Kennedy scored on his debut against Brighton & Hove Albion. Playing alongside West Ham, Blackburn and Fulham legend Danny Shea he scored four goals in 10 league games that season. He also did well the following year scoring a hat-trick against Brentford on October 21, 1911. Unfortunately he suffered a serious knee injury in an FA Cup tie against Middlesbrough on February 8 the following year and was unable to play professional football again.
On the outbreak of the First World War, Kennedy joined the British Army as a lance corporal. He volunteered for the London Scottish Regiment in deference to his roots (his father hailed from Lanarkshire and his mother from Ayrshire).
Depending how early on in the war he signed up, as part of ‘A’ Company 1/14th County of London Battalion, it is possible he saw action in some of the famous early engagements of the war including the Battle of the Marne, the retreat from Mons, Messines and Ypres.
One can only imagine what a terrible year 1915 was for the Kennedy family. On September 12, William’s elder brother John was killed at Gallipoli. He was Fourth Engineer Officer on the troop ship HMS Minnetonka and had previously taken part in the famous landings at Anzac Cove. He was buried at Mudros Cemetery on the Greek island of Lemnos.
Within a month, William would have met the same fate. Two weeks after his brother’s death, his battalion was ordered to Loos as part of the largest British offensive of 1915.
The attack began on September 25 and by mid-October the objective, a fortified position known as the Hohenzollern Redoubt, had changed hands between the British and Germans several times. There were 20,000 casualties in the first two weeks and the British were back at their starting positions. On October 13, they made one final push.
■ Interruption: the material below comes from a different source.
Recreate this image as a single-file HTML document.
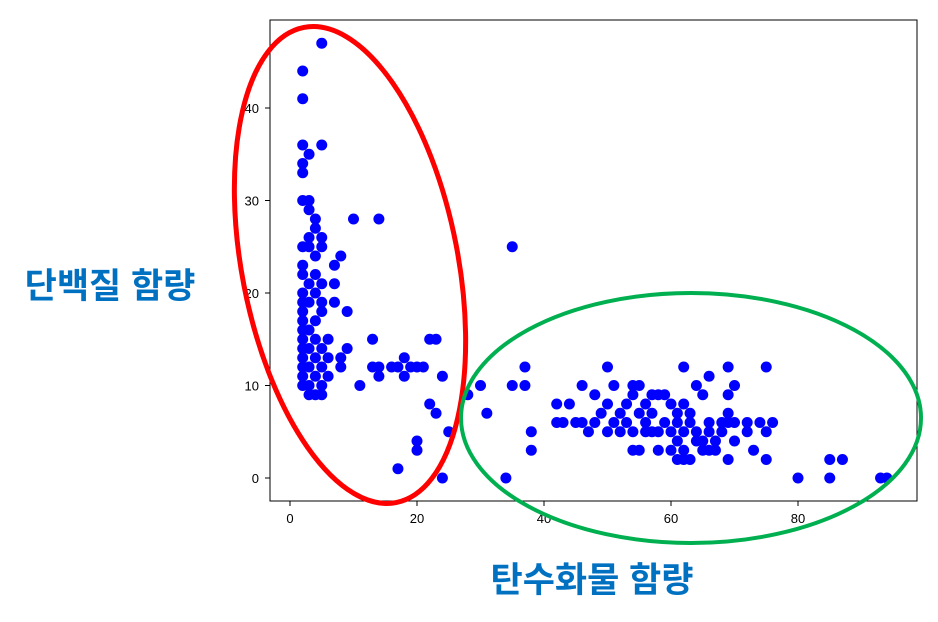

At 1400 hours, Kennedy was part of the unit launching a new attack. The German defences and wire were untouched by the feeble artillery barrage and with German shells now landing heavily around the attacking troops, the outcome was doomed. With immediate heavy losses of officers and men (across the entire attack front, there were 3,643 casualties, mostly in the first 10 minutes), the survivors were left facing impenetrable wire with little cover and no way to get through. The men of Kennedy’s ‘A’ Company were some of those who reached the furthest forwards.
Whilst this halt in the ‘advance’ was forced upon the men, and they did their best to seek cover, a call was made for volunteers to cross the shell-swept zone to the dressing station in order to obtain aid for wounded comrades. Lance Corporal Kennedy and two others volunteered to go and they were last seen crossing the area amid the falling shells. It was foggy at the time and for some considerable period afterwards there was hope that they had lost their way and become prisoners. The hope was futile, however, and it can only be presumed that Kennedy was killed in the shelling as no trace of him or his two fellow volunteers was ever found.
The official history of the battle suggested that, “The fighting on October 13-14 had not improved the general situation in any way and had brought nothing but useless slaughter of infantry.”
Like so many others killed on the Western Front, Kennedy had no known grave and was commemorated on the nearest memorial to where he vanished, in this case the Loos Memorial where his name is joined by 21,000 others. He is also remembered on his local Grays war memorial alongside his brother (below), and on his parents’ headstone.
Described by the South Eastern Gazette after his 1910 Kent Senior Cup-winning performance as “a genial, kindly soul”, it is perhaps no surprise that this sporty schoolteacher died trying to help others, with no thought for his own safety.